--- START OF DATASET EXTRACT ---

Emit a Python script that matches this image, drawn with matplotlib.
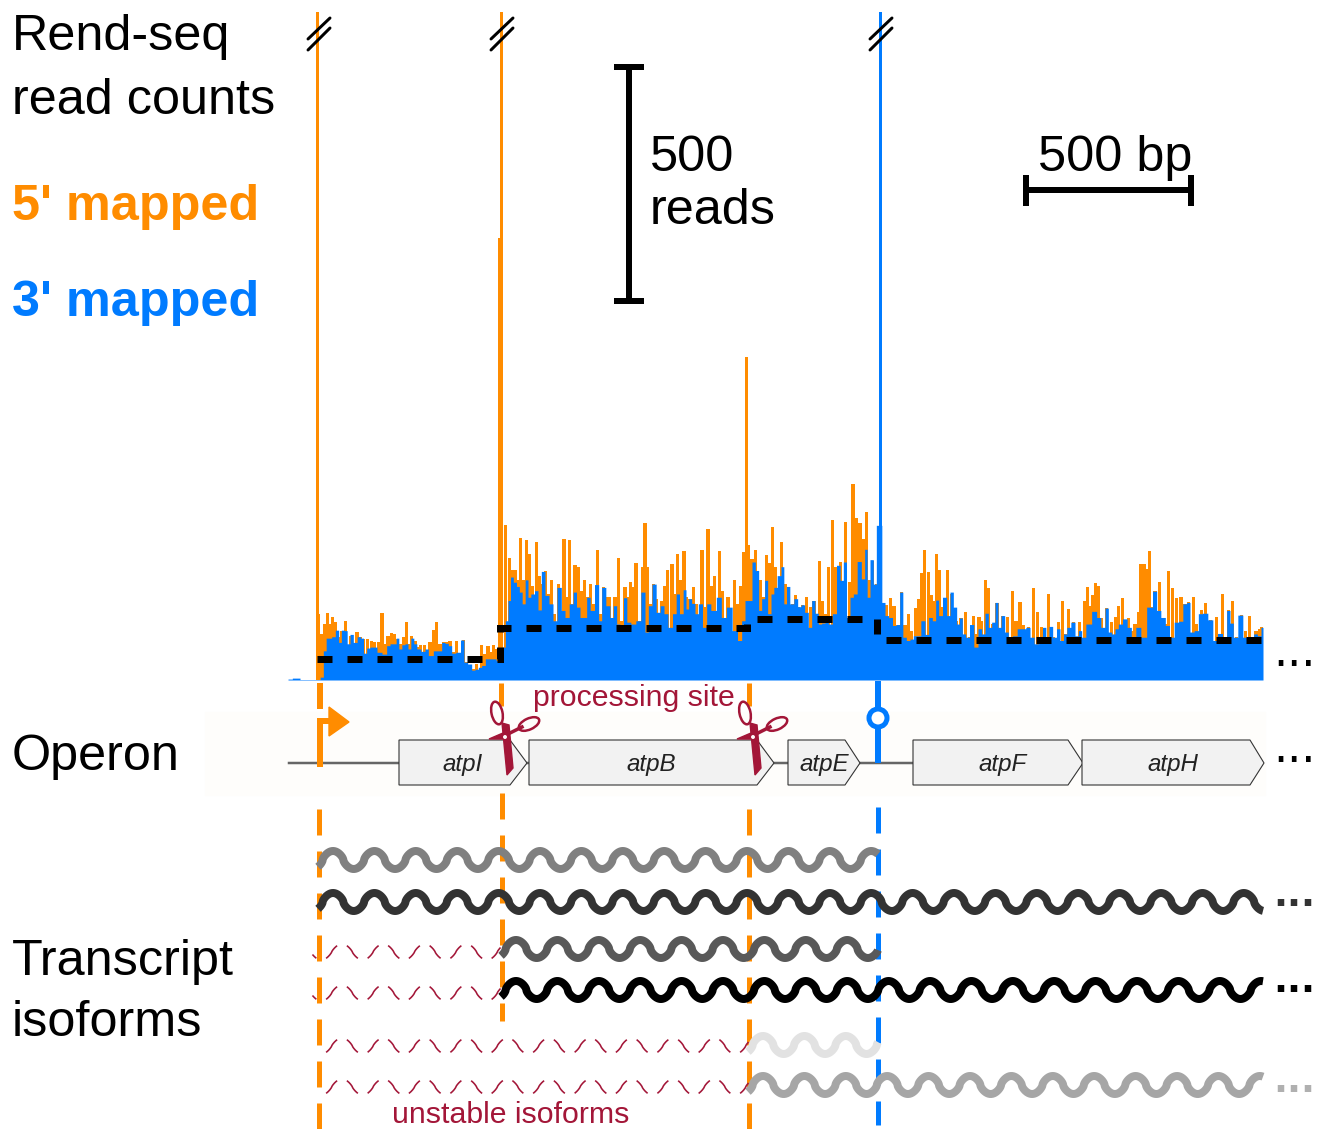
import numpy as np
import matplotlib
matplotlib.use("Agg")
import matplotlib.pyplot as plt
from matplotlib.patches import Polygon, Ellipse, Rectangle

plt.rcParams['font.family'] = ['Liberation Sans', 'DejaVu Sans']

ORANGE = '#ff8c00'
BLUE = '#007bff'
CRIMSON = '#a31638'
PX = 0.72  # one pixel in points at dpi 100

# rend-seq tracks, position = units of 1/3 pixel from the left of the track, y = reads
# the right half of the track is listed from RIGHT_START
RIGHT_START = 1440

five_x_left = [116,125,135,142,150,157,166,175,185,196,205,212,221,231,240,250,262,275,284,297,306,315,324,335,342,352,361,370,380,388,395,405,415,422,433,442,450,461,470,480,490,500,510,520,530,540,550,560,570,580,590,604,612,624,632,640,650,
               677,688,697,705,714,722,731,740,747,757,770,778,787,796,805,814,823,835,852,860,868,877,885,896,905,914,923,931,940,953,962,970,979,988,1005,1016,1025,1035,1043,1052,1061,1068,1078,1087,1095,1103,1112,1120,1130,1145,1155,1163,1176,1185,1193,1203,1212,1220,1230,1240,1250,1266,1274,1284,1293,1303,1318,1327,1344,1363,1372,1381,1390,1405,1416,1427]
five_y_left = [141,98,119,143,119,133,123,91,105,126,62,94,77,102,91,87,87,84,80,80,143,77,94,99,97,87,77,91,123,77,94,84,70,75,75,62,80,107,123,77,80,80,82,59,84,57,85,38,31,23,34,75,55,72,59,75,66,
               329,260,233,234,212,302,212,298,267,201,294,222,204,231,183,212,141,204,300,176,297,162,244,241,190,213,176,204,162,277,141,197,176,176,176,259,126,197,176,208,197,249,126,240,334,241,162,204,173,169,201,233,246,183,267,212,274,176,173,197,162,277,155,322,201,222,275,190,176,212,162,199,272,288,258,277]
five_x_right = [0,10,20,28,38,47,55,64,75,85,97,106,115,128,140,153,162,178,187,196,205,217,226,241,256,268,279,288,300,310,319,328,338,350,
                380,392,402,414,424,435,446,455,466,475,484,493,505,513,520,530,538,545,562,575,590,603,616,628,641,648,657,665,677,684,697,711,727,743,757,768,780,790,805,821,832,845,865,880,895,908,915,925,940,958,973,983,992,998,1006,1015,1025,1040,1055,1066,1076,1087,1105,1115,1125,1135,1143,1152,1160,1168,1178,1185,1198,1215,1226,1238,1250,1263,1275,1285,1300,1310,1324,1336,1352,1370,1388,1398,1405,1417,1430,1445,1457,1468,1478,1488,1498,1505]
five_y_right = [213,176,265,249,325,241,183,293,204,197,162,180,156,160,176,155,168,253,169,141,241,341,240,251,336,208,417,345,334,300,357,212,254,204,
                160,175,158,118,187,118,141,105,153,173,227,277,229,180,169,267,234,155,235,183,126,132,144,91,137,98,133,126,212,196,119,164,137,135,189,126,165,116,112,196,144,112,182,91,123,167,98,152,123,123,169,197,158,180,206,201,132,153,123,133,157,175,132,105,119,144,247,247,236,275,155,189,209,119,231,195,175,176,162,165,176,119,149,164,128,133,182,91,148,168,91,138,105,137,84,105,109,112]
five_spike_x = [111, 657, 665, 1398]
five_spike_y = [1420, 940, 1420, 687]

three_x_left = [24,50,70,100,116,125,135,142,150,160,172,180,188,198,205,215,225,238,246,255,265,275,285,297,315,325,335,345,352,361,370,380,388,397,406,415,430,440,450,470,480,490,500,510,520,535,548,556,570,580,590,600,610,622,632,642,655,665,672,680,688,695,705,714,722,731,740,748,757,770,778,790,800,814,824,838,850,860,875,884,895,905,914,926,935,952,960,970,985,995,1005,1015,1025,1036,1045,1060,1075,1090,1100,1110,1122,1135,1146,1158,1170,1185,1192,1205,1214,1222,1230,1240,1250,1260,1275,1285,1300,1318,1330,1348,1365,1380,1390,1400,1412,1420,1432]
three_y_left = [2,4,1,1,1,6,62,89,89,92,106,80,106,105,77,97,80,92,89,57,68,70,70,59,55,73,77,77,89,66,75,77,66,89,77,66,61,66,52,62,62,80,78,73,57,59,85,38,34,21,23,27,31,45,45,45,41,48,70,126,169,219,208,199,187,162,213,176,183,190,149,231,180,162,126,197,148,133,162,187,155,133,133,176,148,203,126,197,158,133,158,119,109,175,123,119,126,187,102,158,204,144,158,141,112,141,183,141,192,151,173,163,141,162,112,162,148,176,133,155,105,84,126,169,169,251,233]
three_x_right = [0,10,18,28,38,45,58,68,75,84,95,108,118,128,140,150,160,170,180,190,200,210,224,235,246,254,265,275,285,298,310,318,325,335,345,353,361,370,380,392,403,414,424,433,445,455,465,475,490,500,512,522,532,540,555,565,575,585,595,602,612,622,635,648,660,670,680,690,700,710,718,728,740,750,765,778,790,805,815,830,842,853,862,872,884,895,905,916,925,940,950,960,970,985,1005,1015,1030,1040,1050,1060,1070,1080,1095,1108,1120,1135,1150,1170,1185,1195,1210,1222,1235,1250,1262,1275,1285,1295,1310,1320,1335,1352,1365,1380,1395,1405,1415,1425,1442,1455,1465,1475,1487,1497,1509]
three_y_right = [148,173,212,141,183,197,222,241,162,199,162,173,156,160,144,112,169,142,119,121,126,119,141,244,212,251,133,176,183,252,215,278,176,256,204,329,329,165,137,133,116,118,187,91,84,87,94,94,126,97,133,126,170,137,176,137,187,155,119,132,98,91,118,70,109,98,142,112,123,165,112,137,102,91,94,109,109,112,91,77,84,112,91,114,91,109,84,98,112,123,94,105,91,119,146,133,112,153,102,98,109,119,130,112,84,112,91,155,189,148,133,116,91,123,125,162,165,102,105,141,142,128,84,99,91,148,121,91,138,91,84,84,98,94,112]
three_spike_x = [1800]
three_spike_y = [1420]

# mean coverage per transcription unit
unit_edges = [111, 660, 1400, 1790, 2949]
unit_means = [45, 111, 130, 85]

# genes: name, left, shoulder, tip, label centre
genes = ['atpI', 'atpB', 'atpE', 'atpF', 'atpH']
gene_left = [399, 529, 788, 913, 1082]
gene_shoulder = [510, 757, 845, 1068, 1250]
gene_tip = [527, 774, 860, 1083, 1264]
gene_label_x = [463, 651, 824, 1003, 1173]

# isoforms
iso_start = [318, 318, 501, 501, 748, 748]
iso_end = [878, 1263, 878, 1263, 878, 1263]
iso_y = [860, 902, 949, 990, 1045, 1085]
iso_color = ['#808080', '#333333', '#595959', '#000000', '#e2e2e2', '#a6a6a6']

unstable_start = [313, 313, 325, 325]
unstable_end = [500, 500, 748, 748]
unstable_y = [952, 993, 1046, 1087]

WAVE_PERIOD = 41.4


def wave(start, end, centre, crest, amp, power):
    x = np.arange(start, end + 0.25, 0.25)
    s = np.cos(2 * np.pi * (x - crest) / WAVE_PERIOD)
    return x, centre - amp * np.sign(s) * np.abs(s) ** power, s


fig = plt.figure(figsize=(13.23, 11.29), dpi=100)

# track axes, placed in pixels of the picture
track = fig.add_axes([280 / 1323, 1 - 680 / 1129, (1263 - 280) / 1323, 668 / 1129])
five_x = np.concatenate([five_x_left, np.array(five_x_right) + RIGHT_START])
five_y = np.concatenate([five_y_left, five_y_right])
three_x = np.concatenate([three_x_left, np.array(three_x_right) + RIGHT_START])
three_y = np.concatenate([three_y_left, three_y_right])

track.bar(five_x, five_y, width=10, color=ORANGE, linewidth=0)
track.bar(five_spike_x, five_spike_y, width=9, color=ORANGE, linewidth=0)
track.fill_between(three_x, 0, three_y, step='mid', color=BLUE, linewidth=0)
track.bar(three_spike_x, three_spike_y, width=9, color=BLUE, linewidth=0)
track.stairs(unit_means, unit_edges, baseline=None, color='black', linewidth=7 * PX,
             linestyle=(0, (15 / 7, 15 / 7)))
track.set_xlim(0, 2949)
track.set_ylim(0, 1421)
track.axis('off')

# everything else is drawn in picture pixels
ax = fig.add_axes([0, 0, 1, 1])
ax.set_xlim(0, 1323)
ax.set_ylim(1129, 0)
ax.axis('off')
ax.patch.set_alpha(0)

# labels
big = dict(fontsize=36.3, va='center', ha='left')
ax.text(12, 37, 'Rend-seq', **big)
ax.text(12, 101, 'read counts', **big)
ax.text(12, 207, "5' mapped", color=ORANGE, fontweight='bold', **big)
ax.text(12, 303, "3' mapped", color=BLUE, fontweight='bold', **big)
ax.text(650, 158, '500', **big)
ax.text(650, 211, 'reads', **big)
ax.text(1038, 158, '500 bp', **big)
ax.text(12, 757, 'Operon', **big)
ax.text(12, 962, 'Transcript', **big)
ax.text(12, 1023, 'isoforms', **big)
ax.text(634, 698, 'processing site', color=CRIMSON, fontsize=21.8, ha='center', va='center')
ax.text(511, 1115, 'unstable isoforms', color=CRIMSON, fontsize=21.8, ha='center', va='center')

# scale bars
ax.plot([629, 629], [67, 301], color='black', lw=6 * PX, solid_capstyle='butt')
ax.plot([614, 644], [67, 67], color='black', lw=6 * PX, solid_capstyle='butt')
ax.plot([614, 644], [301, 301], color='black', lw=6 * PX, solid_capstyle='butt')
ax.plot([1026, 1191], [190, 190], color='black', lw=6 * PX, solid_capstyle='butt')
ax.plot([1026, 1026], [175, 206], color='black', lw=6 * PX, solid_capstyle='butt')
ax.plot([1191, 1191], [175, 206], color='black', lw=6 * PX, solid_capstyle='butt')

# axis break marks
for bx in [319, 502, 881]:
    ax.plot([bx - 11, bx + 11], [39, 18], color='black', lw=3 * PX, solid_capstyle='round', zorder=4)
    ax.plot([bx - 11, bx + 11], [50, 28], color='black', lw=3 * PX, solid_capstyle='round', zorder=4)

# operon
ax.add_patch(Rectangle((205, 712), 1060, 83, color='#fefdfb', zorder=0))
ax.plot([289, 400], [763, 763], color='#666666', lw=2.5 * PX, zorder=1)
ax.plot([527, 529], [763, 763], color='#666666', lw=2.5 * PX, zorder=1)
ax.plot([774, 788], [763, 763], color='#666666', lw=2.5 * PX, zorder=1)
ax.plot([860, 913], [763, 763], color='#666666', lw=2.5 * PX, zorder=1)
for name, l, s, t, lx in zip(genes, gene_left, gene_shoulder, gene_tip, gene_label_x):
    ax.add_patch(Polygon([[l, 740], [s, 740], [t, 763], [s, 785], [l, 785]], closed=True,
                         facecolor='#f2f2f2', edgecolor='#333333', lw=1.1 * PX, zorder=2))
    ax.text(lx, 764, name, fontsize=17.4, style='italic', ha='center', va='center', color='#222222', zorder=3)

# continuation dots, DejaVu has the square ones
dots = dict(ha='center', va='baseline', family='DejaVu Sans')
ax.text(1294, 665.5, '...', fontsize=32, color='black', **dots)
ax.text(1294, 762.5, '...', fontsize=32, color='black', **dots)
ax.text(1294, 906.5, '...', fontsize=26.5, color='#333333', fontweight='bold', **dots)
ax.text(1294, 991.5, '...', fontsize=26.5, color='black', fontweight='bold', **dots)
ax.text(1294, 1092.5, '...', fontsize=26.5, color='#b0b0b0', fontweight='bold', **dots)

# promoter
ax.plot([320, 320], [683, 709], color=ORANGE, lw=6 * PX, solid_capstyle='butt', zorder=3)
ax.plot([320, 320, 330], [767, 721, 721], color=ORANGE, lw=6 * PX, solid_capstyle='butt',
        solid_joinstyle='miter', zorder=3)
ax.add_patch(Polygon([[329, 707], [349, 722], [329, 736]], color=ORANGE, zorder=3))
# processing site ticks and terminator
for px in [501, 749]:
    ax.plot([px, px], [683, 706], color=ORANGE, lw=5 * PX, solid_capstyle='butt', zorder=1)
ax.plot([878, 878], [681, 763], color=BLUE, lw=6 * PX, solid_capstyle='butt', zorder=3)
ax.add_patch(Ellipse((878, 718), 18, 18, facecolor='white', edgecolor=BLUE, lw=5 * PX, zorder=4))


# scissors
def scissors(dx):
    ax.add_patch(Polygon([[502 + dx, 723], [509 + dx, 725], [513 + dx, 768], [507 + dx, 775]],
                         color=CRIMSON, zorder=5))
    ax.add_patch(Polygon([[489 + dx, 739], [503 + dx, 733], [503 + dx, 739]], color=CRIMSON, zorder=5))
    ax.plot([510 + dx, 522 + dx], [733, 727], color=CRIMSON, lw=3.5 * PX, zorder=5)
    ax.add_patch(Ellipse((497 + dx, 713), 11, 23, angle=-12, facecolor='none', edgecolor=CRIMSON,
                         lw=2.5 * PX, zorder=5))
    ax.add_patch(Ellipse((529 + dx, 724), 22, 11, angle=-25, facecolor='none', edgecolor=CRIMSON,
                         lw=2.5 * PX, zorder=5))
    ax.add_patch(Ellipse((505 + dx, 737), 2.5, 2.5, color='white', zorder=6))


scissors(0)
scissors(248)

# site lines through the isoforms
site_dash = (0, (26 / 5, 16 / 5))
ax.plot([319, 319], [809, 1129], color=ORANGE, lw=5 * PX, ls=site_dash, zorder=2)
ax.plot([501.5, 501.5], [793, 1021], color=ORANGE, lw=5 * PX, ls=site_dash, zorder=2)
ax.plot([749, 749], [809, 1129], color=ORANGE, lw=5 * PX, ls=site_dash, zorder=2)
ax.plot([878, 878], [807, 1125], color=BLUE, lw=5 * PX, ls=site_dash, zorder=2)

# transcripts
for st, en, cy, col in zip(iso_start, iso_end, iso_y, iso_color):
    x, y, _ = wave(st, en, cy, st + 15, 9, 0.65)
    ax.plot(x, y, color=col, lw=8 * PX, solid_capstyle='butt', zorder=3)

for st, en, cy in zip(unstable_start, unstable_end, unstable_y):
    x, y, s = wave(st, en, cy, 342, 8, 0.8)
    y = np.where(np.abs(s) < 0.69, y, np.nan)
    ax.plot(x, y, color=CRIMSON, lw=1.6 * PX, zorder=3)

fig.savefig('out.png', dpi=100)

--- END OF DATASET EXTRACT ---

WHAT THIS TASK INVOLVES —
Write out each line of the listing above, exactly, from its first line to the line holding "RIGHT_START = 1440", inclusive. Skip the pictures.

RESULT FOR THIS EXERCISE —
Emit a Python script that matches this image, drawn with matplotlib.
import numpy as np
import matplotlib
matplotlib.use("Agg")
import matplotlib.pyplot as plt
from matplotlib.patches import Polygon, Ellipse, Rectangle

plt.rcParams['font.family'] = ['Liberation Sans', 'DejaVu Sans']

ORANGE = '#ff8c00'
BLUE = '#007bff'
CRIMSON = '#a31638'
PX = 0.72  # one pixel in points at dpi 100

# rend-seq tracks, position = units of 1/3 pixel from the left of the track, y = reads
# the right half of the track is listed from RIGHT_START
RIGHT_START = 1440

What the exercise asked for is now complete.